Here's what I think is happening. mbed error handling string printers look like this:
void mbed_error_puts(const char *str)
{
// blah blah
write(STDERR_FILENO, str, 0);
core_util_critical_section_enter();
#if MBED_CONF_PLATFORM_STDIO_CONVERT_NEWLINES || MBED_CONF_PLATFORM_STDIO_CONVERT_TTY_NEWLINES
char stdio_out_prev = '\0';
for (; *str != '\0'; str++) {
if (*str == '\n' && stdio_out_prev != '\r') {
const char cr = '\r';
write(STDERR_FILENO, &cr, 1);
}
write(STDERR_FILENO, str, 1);
stdio_out_prev = *str;
}
#else
write(STDERR_FILENO, str, strlen(str));
#endif
core_util_critical_section_exit();
}
this means the writes are in a critical section.
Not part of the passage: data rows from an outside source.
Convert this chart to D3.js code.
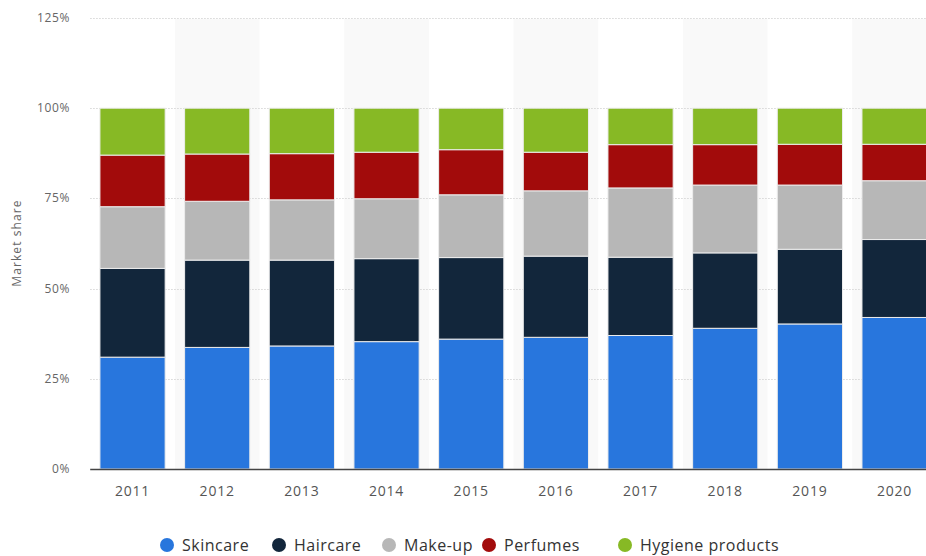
<!DOCTYPE html>
<html>
<head>
<meta charset="utf-8">
<script src="https://cdn.jsdelivr.net/npm/d3@7"></script>
<style>
  html, body { margin: 0; padding: 0; background: #fff; }
  svg { display: block; font-family: "Open Sans", "Noto Sans", sans-serif; }
</style>
</head>
<body>
<svg id="chart" width="926" height="556"></svg>
<script>
const years = ["2011","2012","2013","2014","2015","2016","2017","2018","2019","2020"];
const seriesNames = ["Skincare","Haircare","Make-up","Perfumes","Hygiene products"];
const skincare = [31.0, 33.7, 34.1, 35.3, 36.0, 36.5, 37.0, 39.0, 40.2, 42.0];
const haircare = [24.6, 24.2, 23.8, 23.0, 22.6, 22.5, 21.7, 20.9, 20.7, 21.6];
const makeup   = [17.1, 16.3, 16.7, 16.6, 17.4, 18.1, 19.2, 18.8, 17.8, 16.3];
const perfumes = [14.3, 13.1, 12.8, 12.9, 12.5, 10.7, 12.0, 11.2, 11.3, 10.1];
const hygiene  = [13.0, 12.7, 12.6, 12.2, 11.5, 12.2, 10.1, 10.1, 10.0, 10.0];
const yTicks = [0, 25, 50, 75, 100, 125];
const colors = ["#2876dd", "#12263b", "#b7b7b7", "#a20b0b", "#87b925"];

const seriesValues = [skincare, haircare, makeup, perfumes, hygiene];
const keys = ["s0","s1","s2","s3","s4"];
const table = years.map((y, i) => {
  const row = { year: y };
  keys.forEach((k, j) => row[k] = seriesValues[j][i]);
  return row;
});

const svg = d3.select("#chart");
const margin = { left: 90.2, top: 18, bottom: 469 };
const step = 84.67;
const x = d3.scaleBand().domain(years)
  .range([margin.left, margin.left + step * years.length])
  .paddingInner(0.23).paddingOuter(0.115);
const y = d3.scaleLinear().domain([0, 125]).range([469, 18]);

// alternating shaded columns
const band = d3.scaleBand().domain(years).range([margin.left, margin.left + step * years.length]);
svg.append("g").selectAll("rect").data(years.filter((d, i) => i % 2 === 1)).join("rect")
  .attr("x", d => band(d)).attr("width", band.bandwidth())
  .attr("y", y(125) + 1).attr("height", y(0) - y(125) - 1)
  .attr("fill", "#f9f9f9");

// gridlines
svg.append("g").selectAll("line").data(yTicks.filter(t => t > 0)).join("line")
  .attr("x1", margin.left).attr("x2", 926)
  .attr("y1", d => Math.round(y(d)) + 0.5).attr("y2", d => Math.round(y(d)) + 0.5)
  .attr("stroke", "#d6d6d6").attr("stroke-width", 1).attr("stroke-dasharray", "1.5,1.5");

// stacked bars
const stack = d3.stack().keys(keys);
const stacked = stack(table);
svg.append("g").selectAll("g").data(stacked).join("g")
  .attr("fill", (d, i) => colors[i])
  .selectAll("rect").data(d => d).join("rect")
  .attr("x", d => x(d.data.year))
  .attr("width", x.bandwidth())
  .attr("y", d => y(d[1]))
  .attr("height", d => y(d[0]) - y(d[1]))
  .attr("stroke", "#ececec").attr("stroke-width", 1);

// x axis line
svg.append("line").attr("x1", margin.left).attr("x2", 926)
  .attr("y1", 469.5).attr("y2", 469.5).attr("stroke", "#444").attr("stroke-width", 1.5);

// y tick labels
svg.append("g").selectAll("text").data(yTicks).join("text")
  .attr("x", 70).attr("y", d => y(d) + 4)
  .attr("text-anchor", "end").attr("font-size", 12).attr("letter-spacing", 0.6).attr("fill", "#666")
  .text(d => d + "%");

// x tick labels
svg.append("g").selectAll("text").data(years).join("text")
  .attr("x", d => x(d) + x.bandwidth() / 2).attr("y", 496)
  .attr("text-anchor", "middle").attr("font-size", 14).attr("letter-spacing", 0.8).attr("fill", "#555")
  .text(d => d);

// y axis title
svg.append("text").attr("transform", "translate(21,243) rotate(-90)")
  .attr("text-anchor", "middle").attr("font-size", 12).attr("letter-spacing", 1.1).attr("fill", "#666")
  .text("Market share");

// legend
const legendX = [167, 279, 389, 489, 625];
const lg = svg.append("g").selectAll("g").data(seriesNames).join("g")
  .attr("transform", (d, i) => `translate(${legendX[i]},545)`);
lg.append("circle").attr("r", 7).attr("fill", (d, i) => colors[i]);
lg.append("text").attr("x", 15).attr("y", 5.5).attr("font-size", 16).attr("letter-spacing", 0.5).attr("fill", "#333")
  .text(d => d);
</script>
</body>
</html>
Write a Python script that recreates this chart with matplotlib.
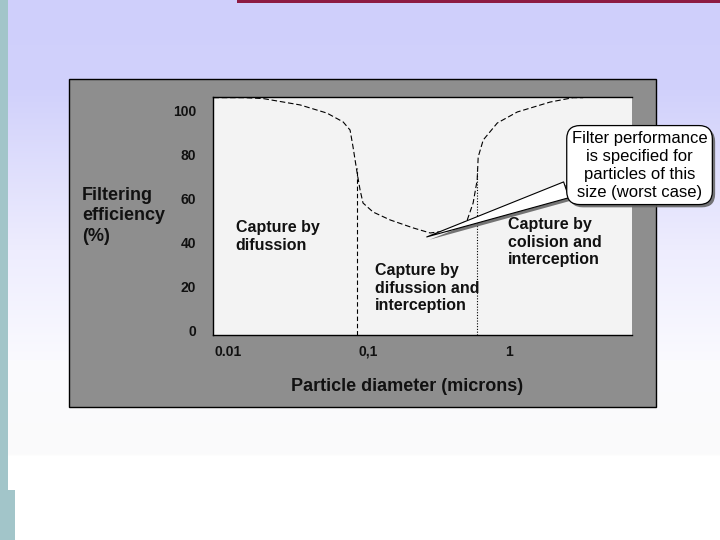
import numpy as np
import matplotlib.pyplot as plt
from matplotlib.patches import Rectangle
import matplotlib.patheffects as pe

plt.rcParams['font.family'] = ['Liberation Sans', 'DejaVu Sans']

# curve (diameter in microns, efficiency in %)
diameter = [0.0079, 0.0132, 0.0178, 0.0327, 0.0507, 0.0661, 0.0741, 0.0778,
            0.0832, 0.0873, 0.0916, 0.108, 0.143, 0.208, 0.275, 0.401,
            0.505, 0.556, 0.594, 0.604, 0.656, 0.826, 1.146, 1.96, 2.86, 3.37]
efficiency = [105.7, 105.7, 105.3, 102.4, 98.7, 94.7, 91.0, 83.3,
              71.5, 63.8, 57.9, 53.8, 50.2, 46.6, 44.3, 45.6,
              50.2, 57.9, 68.3, 78.8, 86.5, 94.2, 99.2, 103.7, 105.7, 105.7]

boundary_x = [0.083, 0.595]
boundary_top = [74, 74]

eff_ticks = [0, 20, 40, 60, 80, 100]
size_ticks = [0.01, 0.1, 1]
size_tick_labels = ['0.01', '0,1', '1']

regions = ['Capture by\ndifussion',
           'Capture by\ndifussion and\ninterception',
           'Capture by\ncolision and\ninterception']
region_x = [0.0114, 0.112, 0.99]
region_y = [50, 30.5, 51.5]

worst_x, worst_y = 0.26, 42.5
callout = 'Filter performance\nis specified for\nparticles of this\nsize (worst case)'

fig = plt.figure(figsize=(7.2, 5.4), dpi=100)

# slide background in pixel coordinates
bg = fig.add_axes([0, 0, 1, 1])
bg.set_xlim(0, 720)
bg.set_ylim(540, 0)
bg.axis('off')
stops_y = [0, 90, 250, 360, 454, 456, 540]
stops_c = np.array([[207, 207, 251], [209, 209, 251], [238, 237, 254],
                    [250, 250, 254], [251, 251, 251], [255, 255, 255],
                    [255, 255, 255]]) / 255
rows = np.arange(540)
grad = np.stack([np.interp(rows, stops_y, stops_c[:, k]) for k in range(3)], axis=1)
bg.imshow(np.repeat(grad[:, None, :], 2, axis=1), extent=(0, 720, 540, 0),
          aspect='auto', zorder=0)
bg.add_patch(Rectangle((0, 0), 8, 490, color='#a2c5c9', lw=0, zorder=1))
bg.add_patch(Rectangle((0, 490), 15, 50, color='#a2c5c9', lw=0, zorder=1))
bg.add_patch(Rectangle((237, 0), 483, 3, color='#8e1b42', lw=0, zorder=1))
bg.add_patch(Rectangle((69, 79), 587, 328, facecolor='#8e8e8e',
                       edgecolor='black', lw=1, zorder=1))

ax = fig.add_axes([213 / 720, 205 / 540, 419 / 720, 238 / 540])
ax.set_facecolor('#f3f3f3')
ax.set_xscale('log')
ax.set_xlim(0.00785, 7.5)
ax.set_ylim(-2, 106)

ax.plot(diameter, efficiency, color='black', lw=0.8,
        linestyle=(0, (5, 2.5)), clip_on=False, zorder=3)
ax.vlines(boundary_x[0], -2, boundary_top[0], color='black', lw=0.8,
          linestyle=(0, (4, 2.5)))
ax.vlines(boundary_x[1], -2, boundary_top[1], color='black', lw=0.8,
          linestyle=(0, (1, 1.5)))

for label, x, y in zip(regions, region_x, region_y):
    ax.text(x, y, label, ha='left', va='top', fontsize=11.5,
            fontweight='bold', linespacing=1.2, color='#111111')

ax.set_yticks(eff_ticks)
ax.set_xticks(size_ticks)
ax.set_xticklabels(size_tick_labels)
ax.minorticks_off()
ax.tick_params(axis='both', length=0, labelsize=10, colors='#111111')
ax.tick_params(axis='y', pad=12)
ax.tick_params(axis='x', pad=7)
for t in ax.get_xticklabels() + ax.get_yticklabels():
    t.set_fontweight('bold')

for side in ['left', 'top', 'bottom']:
    ax.spines[side].set_color('black')
    ax.spines[side].set_linewidth(1)
ax.spines['right'].set_visible(False)

ax.set_ylabel('Filtering\nefficiency\n(%)', rotation=0, ha='left', va='center',
              fontsize=13, fontweight='bold', linespacing=1.25, color='#111111')
ax.yaxis.set_label_coords(-0.313, 0.50)
ax.set_xlabel('Particle diameter (microns)', fontsize=13, fontweight='bold',
              va='center', color='#111111')
ax.xaxis.set_label_coords(0.463, -0.218)

ann = ax.annotate(callout, xy=(worst_x, worst_y), xytext=(1.018, 0.714),
                  textcoords='axes fraction', ha='center', va='center',
                  fontsize=12, linespacing=1.25, annotation_clip=False,
                  bbox=dict(boxstyle='round,pad=0.3,rounding_size=0.8',
                            fc='white', ec='black', lw=0.9),
                  arrowprops=dict(arrowstyle='wedge,tail_width=1.0',
                                  fc='white', ec='black', lw=0.8,
                                  shrinkA=0, shrinkB=0),
                  zorder=5)
shadow = [pe.SimplePatchShadow(offset=(2, -2), shadow_rgbFace='#666666', alpha=0.9),
          pe.Normal()]
ann.get_bbox_patch().set_path_effects(shadow)
ann.arrow_patch.set_path_effects(shadow)

fig.savefig('out.png', dpi=100)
As I understand it that means IRQs are masked via __disable_irq. When the write happens it ends up in usb/serial code which requires a Semaphore (see AsyncOp::wait as an example). Semaphore asserts when it's constructed in a context with IRQs are masked. That assert then calls up and back through the same mbed_error coding and the cycle repeats, resulting in the device 'locking up'
In Release mode MBED_ASSERTs are compiled out.